You should define these 5 rules for your online marketplace
Opportunities of digital marketplaces
Online marketplaces are one of the hot topics in e-business. Amazon is no longer just a bookseller, but virtually THE product search on the Internet that Google Shopping never managed to become. Ebay has long since ceased to be just an auction platform as a flea market substitute, but rather a sales channel for any kind of goods in any condition. Whether used, B-goods, remaining stock or brand new: it is the breadth of the assortment that should ensure frequency.
In addition to the established full-range retailers, there are still many opportunities to shape the battle for attention, customers, market share and future viability online for themselves. But why are marketplaces such a hot topic?
Or in short: marketplaces multiply their attractiveness for the customer through their diversity.
The challenge of online marketplaces
Building a marketplace is not only technically the next evolutionary step in e-commerce, operating it to the satisfaction of all parties involved is the top class. Marketplaces are service platforms for participants and customers alike. Early in the design of this platform, the course is set for future success or frustration.
Solution for the conception of a market place
In order to be able to offer participants and customers alike the highest possible, consistent and individual service as an operator of an online marketplace, it is essential to define a set of rules for the marketplace right from the start. Here are the 5 most important rules to consider in the business concept:
1. Uniform Product Data
What is already a challenge for your own online shop is a much bigger issue for online marketplaces: product data quality. Uniform product data standards are mandatoryto be able to guarantee a clean category allocation, meaningful searchability and above all user-friendly filtering. Duplicate articles must be avoided by clear identifiers and the exciting question of “Who owns the product data, who is liable for legal issues…?”
2. Ensure Campaign Capability
Voucher campaigns, discounts or sales are now also part of the B2B business. None of this is a major issue as long as you are spending your own money, but even in an online marketplace, the customer wants to be enticed. A catalogue of feasible marketing campaigns must be agreed on with the participating dealers.How, to what extent and at what cost can campaigns be designed?
Even a marketplace like ebay has gradually moved in this direction, offering promotions like “10% off electronics (for select items)” or similar.
The additional question to be regulated is: Who owns the customer data, who is allowed to communicate with the customer and about what. Nowadays, sending out promotional newsletters is part of the little 1×1 of marketing, and of course you don’t want to do without it in the marketplace context either.
3. Mandatory Delivery Times
If a purchase decision of the customer is disappointed, because an article is not available , or the delivery of something urgently needed does not take e.g. 3 days, as promised in the Onlineshop, but 3 weeks, then that is an active disappointment of the customer.

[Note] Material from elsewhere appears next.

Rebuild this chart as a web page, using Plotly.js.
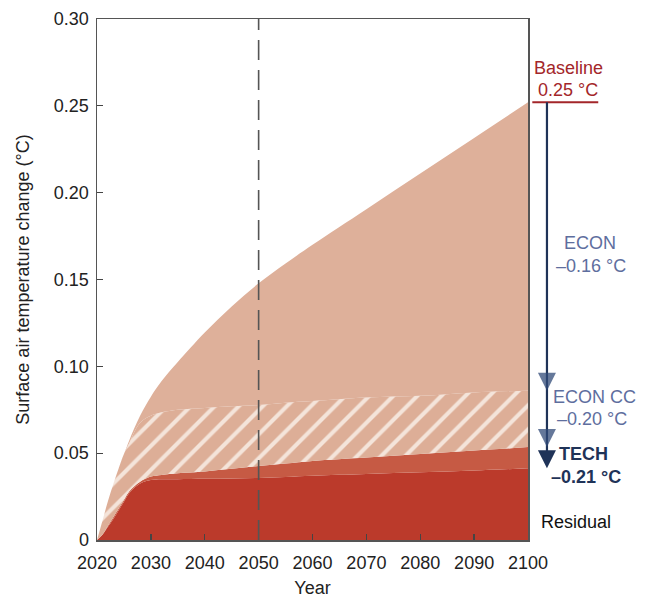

In an online marketplace, this disappointment is not primarily directed at the participating merchant, but at the reliability of the marketplace shopping experience. Delivery time details, basic delivery availability etc. must be bindingly regulated between the marketplace operator and the participating trader.
4. Customer-friendly Shipping Rules
The point in which undoubtedly the greatest potential for complexity lies is shipping. Do I want to allow mixed shopping carts on my marketplace (= can goods from different merchants be ordered together in one shopping cart)?
Then a cascade of follow-up questions immediately opens up:
- Does the customer pay shipping costs per merchant in the shopping cart or only once?
- What about freight limits, if any?
- Are there uniform GTCs for trading via the marketplace, or do individual GTCs have to be taken into account for each trader when concluding a purchase?
- What is the procedure for partial cancellations or returns?
There is no one right answer here, as it is strictly dependent on the specific business case. The basic principle is “Shipping rules and costs need to be as simple and customer focused as possible!”
5. Clear Cancellation and Return Rules
Acquired customers want to be kept, this is even more true for an online marketplace than for a normal online shop. Therefore, cancellations and returns should be as simple and automated as possible for the customer.
How flexibly are cancellations handled and how are changes in shipping costs resulting from partial cancellations regulated? How are returns handled? How quickly must a return be reported in order to be able to initiate the payment refund quickly?
Only a customer who feels that service is a priority in the marketplace, even in the case of a return, will return to the marketplace as an existing customer.
My conclusion for a successful marketplace concept



“Hopefully, these 5 rules will give you an idea of why establishing and running an online marketplace business is also referred to as the royalty of e-commerce.
Hopefully, though, they also reflect that while a marketplace can be a pretty complicated thing technically, the technology – quite as it should be – follows the concept.
And that leads to the most important rule of all – as mundane as it may be:
Minimize unnecessary complexity and always put your customer first.”